### Data
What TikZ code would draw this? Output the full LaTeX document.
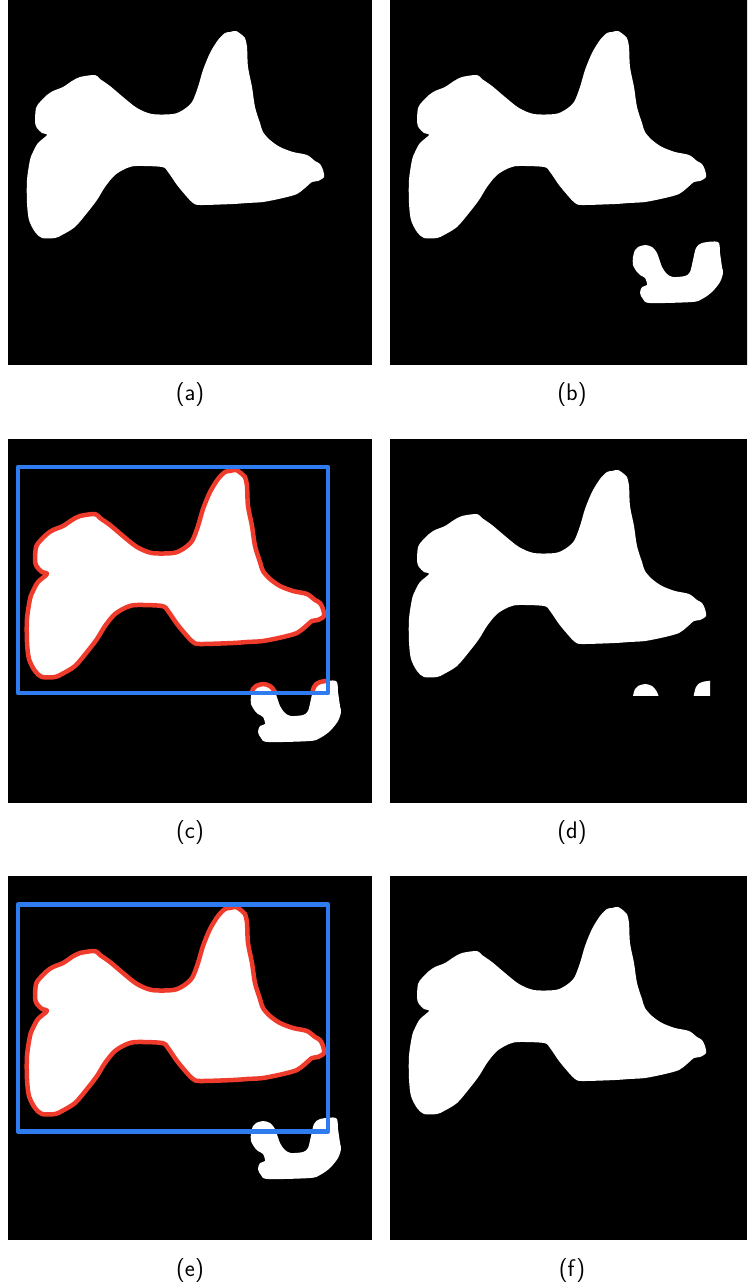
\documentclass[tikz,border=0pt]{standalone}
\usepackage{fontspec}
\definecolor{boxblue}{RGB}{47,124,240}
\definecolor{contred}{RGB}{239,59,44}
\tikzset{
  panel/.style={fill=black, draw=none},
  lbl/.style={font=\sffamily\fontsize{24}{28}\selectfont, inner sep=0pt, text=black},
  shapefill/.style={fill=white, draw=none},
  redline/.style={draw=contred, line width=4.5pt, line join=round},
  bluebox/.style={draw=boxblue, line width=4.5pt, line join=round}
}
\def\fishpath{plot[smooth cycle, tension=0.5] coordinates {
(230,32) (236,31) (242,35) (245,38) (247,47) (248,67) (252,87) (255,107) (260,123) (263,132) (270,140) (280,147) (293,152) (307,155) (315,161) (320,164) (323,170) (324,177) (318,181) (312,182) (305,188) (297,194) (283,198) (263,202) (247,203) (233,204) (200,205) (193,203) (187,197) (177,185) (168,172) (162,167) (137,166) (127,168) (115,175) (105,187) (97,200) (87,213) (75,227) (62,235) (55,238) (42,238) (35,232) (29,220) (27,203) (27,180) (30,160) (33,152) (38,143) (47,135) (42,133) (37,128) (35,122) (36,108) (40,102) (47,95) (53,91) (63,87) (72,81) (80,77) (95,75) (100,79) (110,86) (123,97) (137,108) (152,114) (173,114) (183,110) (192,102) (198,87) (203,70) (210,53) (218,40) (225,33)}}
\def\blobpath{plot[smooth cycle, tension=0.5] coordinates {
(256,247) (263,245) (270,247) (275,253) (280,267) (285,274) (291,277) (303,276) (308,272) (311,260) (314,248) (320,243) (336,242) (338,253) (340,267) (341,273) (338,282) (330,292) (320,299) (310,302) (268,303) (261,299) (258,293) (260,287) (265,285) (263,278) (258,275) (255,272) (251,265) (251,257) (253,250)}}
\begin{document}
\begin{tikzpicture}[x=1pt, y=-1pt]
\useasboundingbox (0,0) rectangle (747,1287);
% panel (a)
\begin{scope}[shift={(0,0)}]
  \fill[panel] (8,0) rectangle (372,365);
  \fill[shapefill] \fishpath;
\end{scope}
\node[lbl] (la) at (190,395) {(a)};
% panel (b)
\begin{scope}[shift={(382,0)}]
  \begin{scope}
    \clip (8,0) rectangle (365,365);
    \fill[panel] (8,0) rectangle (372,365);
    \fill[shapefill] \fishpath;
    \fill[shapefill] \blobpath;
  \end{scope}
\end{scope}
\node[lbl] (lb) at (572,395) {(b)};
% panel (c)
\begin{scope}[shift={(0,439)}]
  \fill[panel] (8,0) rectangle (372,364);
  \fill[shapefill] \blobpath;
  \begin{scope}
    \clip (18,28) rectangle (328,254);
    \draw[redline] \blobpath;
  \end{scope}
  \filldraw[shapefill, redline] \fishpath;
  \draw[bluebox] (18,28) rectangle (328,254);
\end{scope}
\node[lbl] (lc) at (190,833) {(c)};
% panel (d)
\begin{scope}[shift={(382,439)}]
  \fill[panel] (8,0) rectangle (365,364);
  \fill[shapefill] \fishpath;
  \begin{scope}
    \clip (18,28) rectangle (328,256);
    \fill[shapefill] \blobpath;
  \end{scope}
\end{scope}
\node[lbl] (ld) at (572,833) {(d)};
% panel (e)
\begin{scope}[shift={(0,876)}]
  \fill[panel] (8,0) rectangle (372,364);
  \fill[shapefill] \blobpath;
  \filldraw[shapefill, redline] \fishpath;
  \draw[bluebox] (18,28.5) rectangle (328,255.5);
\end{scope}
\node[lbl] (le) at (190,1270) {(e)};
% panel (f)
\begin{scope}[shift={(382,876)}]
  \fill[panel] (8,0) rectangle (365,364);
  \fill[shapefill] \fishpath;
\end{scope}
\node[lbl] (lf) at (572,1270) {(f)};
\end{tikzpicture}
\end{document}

### What is asked
Repeat verbatim all the material, but not the pictures.

### Answer to this exercise
What TikZ code would draw this? Output the full LaTeX document.
\documentclass[tikz,border=0pt]{standalone}
\usepackage{fontspec}
\definecolor{boxblue}{RGB}{47,124,240}
\definecolor{contred}{RGB}{239,59,44}
\tikzset{
  panel/.style={fill=black, draw=none},
  lbl/.style={font=\sffamily\fontsize{24}{28}\selectfont, inner sep=0pt, text=black},
  shapefill/.style={fill=white, draw=none},
  redline/.style={draw=contred, line width=4.5pt, line join=round},
  bluebox/.style={draw=boxblue, line width=4.5pt, line join=round}
}
\def\fishpath{plot[smooth cycle, tension=0.5] coordinates {
(230,32) (236,31) (242,35) (245,38) (247,47) (248,67) (252,87) (255,107) (260,123) (263,132) (270,140) (280,147) (293,152) (307,155) (315,161) (320,164) (323,170) (324,177) (318,181) (312,182) (305,188) (297,194) (283,198) (263,202) (247,203) (233,204) (200,205) (193,203) (187,197) (177,185) (168,172) (162,167) (137,166) (127,168) (115,175) (105,187) (97,200) (87,213) (75,227) (62,235) (55,238) (42,238) (35,232) (29,220) (27,203) (27,180) (30,160) (33,152) (38,143) (47,135) (42,133) (37,128) (35,122) (36,108) (40,102) (47,95) (53,91) (63,87) (72,81) (80,77) (95,75) (100,79) (110,86) (123,97) (137,108) (152,114) (173,114) (183,110) (192,102) (198,87) (203,70) (210,53) (218,40) (225,33)}}
\def\blobpath{plot[smooth cycle, tension=0.5] coordinates {
(256,247) (263,245) (270,247) (275,253) (280,267) (285,274) (291,277) (303,276) (308,272) (311,260) (314,248) (320,243) (336,242) (338,253) (340,267) (341,273) (338,282) (330,292) (320,299) (310,302) (268,303) (261,299) (258,293) (260,287) (265,285) (263,278) (258,275) (255,272) (251,265) (251,257) (253,250)}}
\begin{document}
\begin{tikzpicture}[x=1pt, y=-1pt]
\useasboundingbox (0,0) rectangle (747,1287);
% panel (a)
\begin{scope}[shift={(0,0)}]
  \fill[panel] (8,0) rectangle (372,365);
  \fill[shapefill] \fishpath;
\end{scope}
\node[lbl] (la) at (190,395) {(a)};
% panel (b)
\begin{scope}[shift={(382,0)}]
  \begin{scope}
    \clip (8,0) rectangle (365,365);
    \fill[panel] (8,0) rectangle (372,365);
    \fill[shapefill] \fishpath;
    \fill[shapefill] \blobpath;
  \end{scope}
\end{scope}
\node[lbl] (lb) at (572,395) {(b)};
% panel (c)
\begin{scope}[shift={(0,439)}]
  \fill[panel] (8,0) rectangle (372,364);
  \fill[shapefill] \blobpath;
  \begin{scope}
    \clip (18,28) rectangle (328,254);
    \draw[redline] \blobpath;
  \end{scope}
  \filldraw[shapefill, redline] \fishpath;
  \draw[bluebox] (18,28) rectangle (328,254);
\end{scope}
\node[lbl] (lc) at (190,833) {(c)};
% panel (d)
\begin{scope}[shift={(382,439)}]
  \fill[panel] (8,0) rectangle (365,364);
  \fill[shapefill] \fishpath;
  \begin{scope}
    \clip (18,28) rectangle (328,256);
    \fill[shapefill] \blobpath;
  \end{scope}
\end{scope}
\node[lbl] (ld) at (572,833) {(d)};
% panel (e)
\begin{scope}[shift={(0,876)}]
  \fill[panel] (8,0) rectangle (372,364);
  \fill[shapefill] \blobpath;
  \filldraw[shapefill, redline] \fishpath;
  \draw[bluebox] (18,28.5) rectangle (328,255.5);
\end{scope}
\node[lbl] (le) at (190,1270) {(e)};
% panel (f)
\begin{scope}[shift={(382,876)}]
  \fill[panel] (8,0) rectangle (365,364);
  \fill[shapefill] \fishpath;
\end{scope}
\node[lbl] (lf) at (572,1270) {(f)};
\end{tikzpicture}
\end{document}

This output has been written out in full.